Lessons from the Edge of Endurance
The Sydney to Hobart Yacht Race, 723 grueling miles, is one of the most demanding sailing events anywhere. In 1998, an unexpected massive storm hit at the wrong time. Waves reaching eighty feet and winds hitting 105 mph pummeled the vessels. Australia launched the largest search and rescue operation in history. In the end, six sailors lost their lives. One hundred fifteen boats started the race, but only forty-four finished.
Leadership expert Dennis Perkins and co-author Jillian Murphy decided to write the untold story of the AFR Midnight Rambler, the 1998 Hobart race winner.
1. Dennis, let’s talk about your new book Into The Storm. Obviously, readers will compare the story of the AFR Midnight Rambler to your previous work and Endurance. How do you compare the two and what led you to the story of the 1998 Hobart?
Writing about The Ramblers was part of my own journey to find ways of helping leaders and teams deal with daunting challenges. I use stories of adventure and survival to communicate critical strategies that can be used by people in any challenging situation.

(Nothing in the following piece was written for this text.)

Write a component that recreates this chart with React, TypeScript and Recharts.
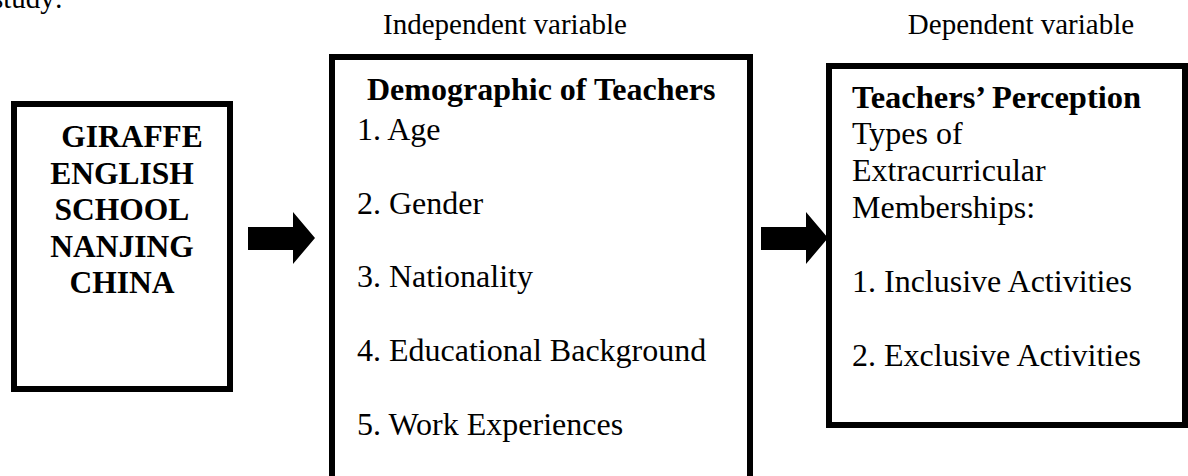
import { Surface, Layer, Rectangle, Polygon, Text } from "recharts"

const caption = "study:"
const headers = ["Independent variable", "Dependent variable"]
const schoolLines = [" GIRAFFE", "ENGLISH", "SCHOOL", "NANJING", "CHINA"]
const demographicTitle = "Demographic of Teachers"
const demographicItems = ["1. Age", "2. Gender", "3. Nationality", "4. Educational Background", "5. Work Experiences"]
const perceptionTitle = "Teachers\u2019 Perception"
const perceptionLines = ["Types of", "Extracurricular", "Memberships:"]
const perceptionItems = ["1. Inclusive Activities", "2. Exclusive Activities"]

const W = 1188
const H = 476
const serif = "'Liberation Serif', 'Times New Roman', serif"

function Arrow({ x, y }: { x: number; y: number }) {
  // block arrow: shaft 45px, head 22px, tip on centre line y
  const pts = [
    { x, y: y - 11 },
    { x: x + 45, y: y - 11 },
    { x: x + 45, y: y - 26 },
    { x: x + 67, y },
    { x: x + 45, y: y + 26 },
    { x: x + 45, y: y + 12 },
    { x, y: y + 12 },
  ]
  return <Polygon points={pts} fill="#000" stroke="none" />
}

export default function App() {
  return (
    <div style={{ position: "absolute", left: 0, top: 0, width: W, height: H, background: "#fff" }}>
      <Surface width={W} height={H} style={{ fontFamily: serif }}>
        <Text x={-8} y={8} fontSize={29} fontFamily={serif} fill="#000">{caption}</Text>
        <Text x={505} y={34} textAnchor="middle" fontSize={29} fontFamily={serif} fill="#000">{headers[0]}</Text>
        <Text x={1021} y={34} textAnchor="middle" fontSize={29} fontFamily={serif} fill="#000">{headers[1]}</Text>

        {/* left box */}
        <Layer>
          <Rectangle x={14} y={104} width={216} height={285} fill="#fff" stroke="#000" strokeWidth={6} />
          {schoolLines.map((s, i) => (
            <Text
              key={s}
              x={s.startsWith(" ") ? 132 : 122}
              y={147 + i * 36.6}
              textAnchor="middle"
              fontSize={31.5}
              fontWeight="bold"
              fontFamily={serif}
              fill="#000"
            >
              {s.trim()}
            </Text>
          ))}
        </Layer>

        <Arrow x={248} y={238} />

        {/* middle box */}
        <Layer>
          <Rectangle x={332} y={57} width={418} height={460} fill="#fff" stroke="#000" strokeWidth={6} />
          <Text x={367} y={100} fontSize={32} fontWeight="bold" fontFamily={serif} fill="#000">{demographicTitle}</Text>
          {demographicItems.map((s, i) => (
            <Text key={s} x={357} y={140 + i * 73.7} fontSize={32} fontFamily={serif} fill="#000">{s}</Text>
          ))}
        </Layer>

        <Arrow x={761} y={238} />

        {/* right box */}
        <Layer>
          <Rectangle x={829} y={66} width={356} height={359} fill="#fff" stroke="#000" strokeWidth={6} />
          <Text x={852} y={108} fontSize={32.5} fontWeight="bold" fontFamily={serif} fill="#000">{perceptionTitle}</Text>
          {perceptionLines.map((s, i) => (
            <Text key={s} x={852} y={144 + i * 37} fontSize={32} fontFamily={serif} fill="#000">{s}</Text>
          ))}
          {perceptionItems.map((s, i) => (
            <Text key={s} x={852} y={292 + i * 73.5} fontSize={32} fontFamily={serif} fill="#000">{s}</Text>
          ))}
        </Layer>
      </Surface>
    </div>
  )
}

The approach began when I was teaching at Yale University, and I began thinking about my voice in the world of leadership and teamwork. I had my own experience with survival in the U.S. Marine Corps, but I believe that success with any significant team challenge has the same underlying ingredients. So I began researching stories of groups that had faced the limits of human endurance, a place I call The Edge.